### What is needed:
Find, in the records below, the line that contains "Give me the Chart.js source for this chart." and the line that contains "const seriesNames = ['True". Copy those two lines and everything between them exactly, but not the pictures.

Collected data entries:
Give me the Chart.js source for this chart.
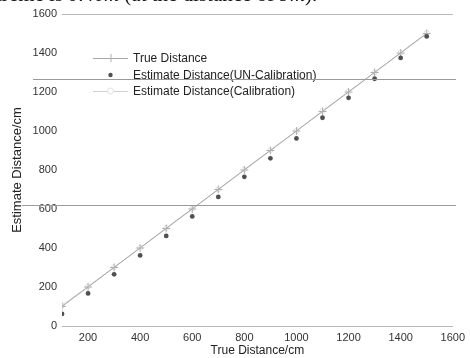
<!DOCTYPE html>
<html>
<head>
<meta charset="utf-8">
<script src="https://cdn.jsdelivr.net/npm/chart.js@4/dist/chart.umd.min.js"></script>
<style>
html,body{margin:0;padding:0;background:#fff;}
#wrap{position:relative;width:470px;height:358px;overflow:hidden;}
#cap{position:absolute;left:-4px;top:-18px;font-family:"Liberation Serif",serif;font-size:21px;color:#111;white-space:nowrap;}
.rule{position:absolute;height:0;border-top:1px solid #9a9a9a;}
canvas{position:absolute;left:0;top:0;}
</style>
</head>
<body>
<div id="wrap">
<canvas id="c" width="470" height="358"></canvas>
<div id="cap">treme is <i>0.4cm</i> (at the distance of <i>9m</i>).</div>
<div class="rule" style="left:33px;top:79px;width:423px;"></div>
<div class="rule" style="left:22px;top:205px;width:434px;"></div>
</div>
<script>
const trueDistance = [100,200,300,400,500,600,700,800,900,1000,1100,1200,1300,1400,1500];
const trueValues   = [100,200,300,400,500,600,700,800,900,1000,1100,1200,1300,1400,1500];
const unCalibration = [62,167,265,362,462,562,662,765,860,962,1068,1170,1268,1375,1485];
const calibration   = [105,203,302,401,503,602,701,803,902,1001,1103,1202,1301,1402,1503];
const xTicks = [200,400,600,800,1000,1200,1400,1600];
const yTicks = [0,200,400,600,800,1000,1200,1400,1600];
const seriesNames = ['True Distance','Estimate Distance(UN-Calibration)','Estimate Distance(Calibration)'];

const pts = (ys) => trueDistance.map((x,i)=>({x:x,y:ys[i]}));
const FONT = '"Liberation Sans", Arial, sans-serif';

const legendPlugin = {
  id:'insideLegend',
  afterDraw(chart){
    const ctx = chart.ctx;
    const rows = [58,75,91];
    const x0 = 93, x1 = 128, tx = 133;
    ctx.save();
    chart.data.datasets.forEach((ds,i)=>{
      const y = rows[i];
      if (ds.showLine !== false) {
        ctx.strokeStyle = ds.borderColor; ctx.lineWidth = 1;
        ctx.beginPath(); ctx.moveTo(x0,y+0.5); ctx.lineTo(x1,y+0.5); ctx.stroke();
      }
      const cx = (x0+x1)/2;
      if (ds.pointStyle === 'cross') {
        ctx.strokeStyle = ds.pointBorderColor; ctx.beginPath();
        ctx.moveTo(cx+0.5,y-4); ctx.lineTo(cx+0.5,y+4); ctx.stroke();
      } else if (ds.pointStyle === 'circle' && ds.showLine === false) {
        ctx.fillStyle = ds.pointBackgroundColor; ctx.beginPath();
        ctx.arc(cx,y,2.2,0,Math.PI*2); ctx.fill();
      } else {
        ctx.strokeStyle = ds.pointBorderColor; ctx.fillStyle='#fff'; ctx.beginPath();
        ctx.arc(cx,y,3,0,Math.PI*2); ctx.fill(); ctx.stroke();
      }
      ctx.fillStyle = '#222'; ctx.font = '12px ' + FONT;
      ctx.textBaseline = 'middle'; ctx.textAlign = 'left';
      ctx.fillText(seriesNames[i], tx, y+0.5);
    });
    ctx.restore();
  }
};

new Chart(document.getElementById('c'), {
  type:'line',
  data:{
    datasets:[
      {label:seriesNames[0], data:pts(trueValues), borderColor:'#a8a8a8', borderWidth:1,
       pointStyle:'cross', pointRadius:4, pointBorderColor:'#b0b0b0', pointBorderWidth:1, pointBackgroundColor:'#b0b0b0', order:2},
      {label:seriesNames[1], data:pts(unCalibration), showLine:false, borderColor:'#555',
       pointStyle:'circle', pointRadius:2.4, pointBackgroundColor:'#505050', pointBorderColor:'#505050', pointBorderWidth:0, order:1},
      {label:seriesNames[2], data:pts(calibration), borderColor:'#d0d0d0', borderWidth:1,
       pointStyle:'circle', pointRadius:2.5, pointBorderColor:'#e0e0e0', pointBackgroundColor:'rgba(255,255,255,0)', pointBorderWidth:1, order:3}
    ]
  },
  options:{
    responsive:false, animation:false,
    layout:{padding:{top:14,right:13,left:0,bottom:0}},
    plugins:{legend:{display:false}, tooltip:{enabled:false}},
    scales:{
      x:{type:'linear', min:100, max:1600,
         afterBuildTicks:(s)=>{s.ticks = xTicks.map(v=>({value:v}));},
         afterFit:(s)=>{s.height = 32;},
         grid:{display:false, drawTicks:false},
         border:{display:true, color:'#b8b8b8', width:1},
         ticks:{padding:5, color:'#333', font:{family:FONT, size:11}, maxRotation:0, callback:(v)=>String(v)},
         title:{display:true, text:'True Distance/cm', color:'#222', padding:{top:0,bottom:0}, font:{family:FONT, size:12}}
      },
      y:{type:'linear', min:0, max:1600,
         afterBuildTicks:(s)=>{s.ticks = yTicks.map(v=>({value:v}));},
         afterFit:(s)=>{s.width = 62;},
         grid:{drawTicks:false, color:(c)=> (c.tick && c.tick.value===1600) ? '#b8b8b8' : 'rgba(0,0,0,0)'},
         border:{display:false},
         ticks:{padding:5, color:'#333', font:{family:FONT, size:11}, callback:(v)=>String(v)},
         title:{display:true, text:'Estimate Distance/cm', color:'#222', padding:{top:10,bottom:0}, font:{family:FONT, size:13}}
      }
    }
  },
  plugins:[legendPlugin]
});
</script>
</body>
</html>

...

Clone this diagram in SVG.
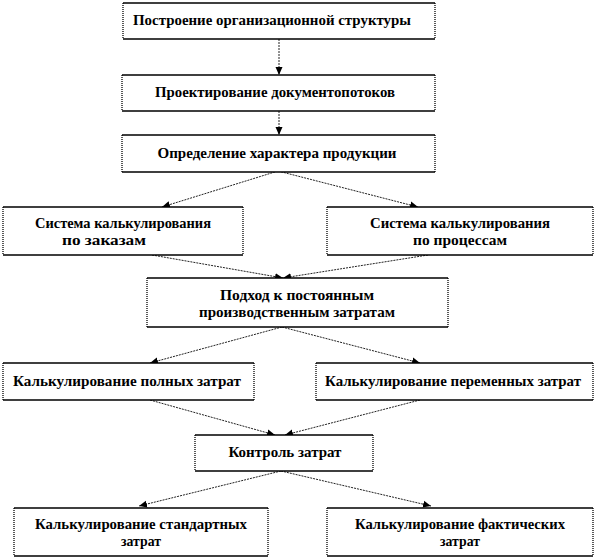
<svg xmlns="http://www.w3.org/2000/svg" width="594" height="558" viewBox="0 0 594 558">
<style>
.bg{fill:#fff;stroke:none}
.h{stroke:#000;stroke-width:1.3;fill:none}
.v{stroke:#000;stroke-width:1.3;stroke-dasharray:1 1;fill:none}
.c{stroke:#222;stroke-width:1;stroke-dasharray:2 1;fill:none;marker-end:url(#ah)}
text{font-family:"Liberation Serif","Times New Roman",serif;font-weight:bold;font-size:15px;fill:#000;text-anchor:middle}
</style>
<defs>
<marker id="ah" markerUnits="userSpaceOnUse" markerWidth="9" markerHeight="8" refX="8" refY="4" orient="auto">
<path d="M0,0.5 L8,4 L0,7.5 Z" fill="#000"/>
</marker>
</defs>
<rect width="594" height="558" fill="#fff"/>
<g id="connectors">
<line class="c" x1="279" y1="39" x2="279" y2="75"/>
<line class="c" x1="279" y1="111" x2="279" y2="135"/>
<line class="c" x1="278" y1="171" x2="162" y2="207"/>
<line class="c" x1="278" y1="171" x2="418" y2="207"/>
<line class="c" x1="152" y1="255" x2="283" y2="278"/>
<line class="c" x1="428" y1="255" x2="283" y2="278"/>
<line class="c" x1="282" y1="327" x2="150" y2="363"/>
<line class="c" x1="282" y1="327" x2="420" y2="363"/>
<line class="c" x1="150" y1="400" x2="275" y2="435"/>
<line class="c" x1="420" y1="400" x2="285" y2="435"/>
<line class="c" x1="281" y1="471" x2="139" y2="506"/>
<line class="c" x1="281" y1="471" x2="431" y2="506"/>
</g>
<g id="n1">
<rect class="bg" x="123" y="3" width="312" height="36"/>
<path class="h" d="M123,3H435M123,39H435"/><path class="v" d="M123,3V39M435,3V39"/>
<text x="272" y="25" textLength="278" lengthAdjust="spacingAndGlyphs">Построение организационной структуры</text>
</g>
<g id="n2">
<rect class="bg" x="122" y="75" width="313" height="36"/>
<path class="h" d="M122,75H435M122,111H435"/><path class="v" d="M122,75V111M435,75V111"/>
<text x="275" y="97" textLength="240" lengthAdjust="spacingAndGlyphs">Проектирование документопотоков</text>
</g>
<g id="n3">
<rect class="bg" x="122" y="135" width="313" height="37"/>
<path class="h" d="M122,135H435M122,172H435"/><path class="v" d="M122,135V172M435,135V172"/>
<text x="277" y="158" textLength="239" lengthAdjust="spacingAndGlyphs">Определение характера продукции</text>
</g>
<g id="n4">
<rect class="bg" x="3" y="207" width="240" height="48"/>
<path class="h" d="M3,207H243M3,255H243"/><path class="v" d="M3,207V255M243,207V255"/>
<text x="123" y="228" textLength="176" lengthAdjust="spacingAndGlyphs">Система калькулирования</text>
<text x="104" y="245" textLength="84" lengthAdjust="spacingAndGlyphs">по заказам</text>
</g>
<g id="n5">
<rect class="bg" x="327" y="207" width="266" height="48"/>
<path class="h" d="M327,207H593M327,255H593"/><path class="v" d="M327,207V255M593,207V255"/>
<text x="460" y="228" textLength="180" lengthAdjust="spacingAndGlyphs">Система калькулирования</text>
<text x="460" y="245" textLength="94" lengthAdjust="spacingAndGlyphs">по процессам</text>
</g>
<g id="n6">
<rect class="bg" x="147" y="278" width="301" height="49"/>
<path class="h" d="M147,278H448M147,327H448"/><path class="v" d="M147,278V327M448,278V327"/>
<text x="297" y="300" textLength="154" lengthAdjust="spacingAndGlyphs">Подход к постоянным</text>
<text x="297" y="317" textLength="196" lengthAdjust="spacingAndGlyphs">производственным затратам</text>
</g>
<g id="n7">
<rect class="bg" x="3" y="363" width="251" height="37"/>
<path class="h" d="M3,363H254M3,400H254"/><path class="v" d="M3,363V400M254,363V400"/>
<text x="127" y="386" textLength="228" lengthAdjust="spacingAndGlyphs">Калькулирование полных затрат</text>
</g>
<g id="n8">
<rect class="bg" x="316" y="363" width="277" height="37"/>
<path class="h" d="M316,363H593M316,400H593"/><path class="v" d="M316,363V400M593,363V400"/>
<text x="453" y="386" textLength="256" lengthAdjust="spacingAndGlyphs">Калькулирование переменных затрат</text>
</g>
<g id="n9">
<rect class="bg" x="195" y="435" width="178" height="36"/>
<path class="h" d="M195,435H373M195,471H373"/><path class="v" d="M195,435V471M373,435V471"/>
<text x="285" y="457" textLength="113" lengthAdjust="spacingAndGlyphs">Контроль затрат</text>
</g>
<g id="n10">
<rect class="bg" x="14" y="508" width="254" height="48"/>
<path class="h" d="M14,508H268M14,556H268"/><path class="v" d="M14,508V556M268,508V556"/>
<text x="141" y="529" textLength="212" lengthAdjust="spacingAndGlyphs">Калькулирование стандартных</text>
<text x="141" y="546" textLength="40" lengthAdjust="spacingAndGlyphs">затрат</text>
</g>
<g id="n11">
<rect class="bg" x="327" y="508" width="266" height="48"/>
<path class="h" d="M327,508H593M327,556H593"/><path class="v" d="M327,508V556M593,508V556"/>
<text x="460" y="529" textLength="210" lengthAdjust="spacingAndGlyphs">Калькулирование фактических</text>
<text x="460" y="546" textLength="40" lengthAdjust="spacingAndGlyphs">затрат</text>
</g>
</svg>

### Task response:
Give me the Chart.js source for this chart.
<!DOCTYPE html>
<html>
<head>
<meta charset="utf-8">
<script src="https://cdn.jsdelivr.net/npm/chart.js@4/dist/chart.umd.min.js"></script>
<style>
html,body{margin:0;padding:0;background:#fff;}
#wrap{position:relative;width:470px;height:358px;overflow:hidden;}
#cap{position:absolute;left:-4px;top:-18px;font-family:"Liberation Serif",serif;font-size:21px;color:#111;white-space:nowrap;}
.rule{position:absolute;height:0;border-top:1px solid #9a9a9a;}
canvas{position:absolute;left:0;top:0;}
</style>
</head>
<body>
<div id="wrap">
<canvas id="c" width="470" height="358"></canvas>
<div id="cap">treme is <i>0.4cm</i> (at the distance of <i>9m</i>).</div>
<div class="rule" style="left:33px;top:79px;width:423px;"></div>
<div class="rule" style="left:22px;top:205px;width:434px;"></div>
</div>
<script>
const trueDistance = [100,200,300,400,500,600,700,800,900,1000,1100,1200,1300,1400,1500];
const trueValues   = [100,200,300,400,500,600,700,800,900,1000,1100,1200,1300,1400,1500];
const unCalibration = [62,167,265,362,462,562,662,765,860,962,1068,1170,1268,1375,1485];
const calibration   = [105,203,302,401,503,602,701,803,902,1001,1103,1202,1301,1402,1503];
const xTicks = [200,400,600,800,1000,1200,1400,1600];
const yTicks = [0,200,400,600,800,1000,1200,1400,1600];
const seriesNames = ['True Distance','Estimate Distance(UN-Calibration)','Estimate Distance(Calibration)'];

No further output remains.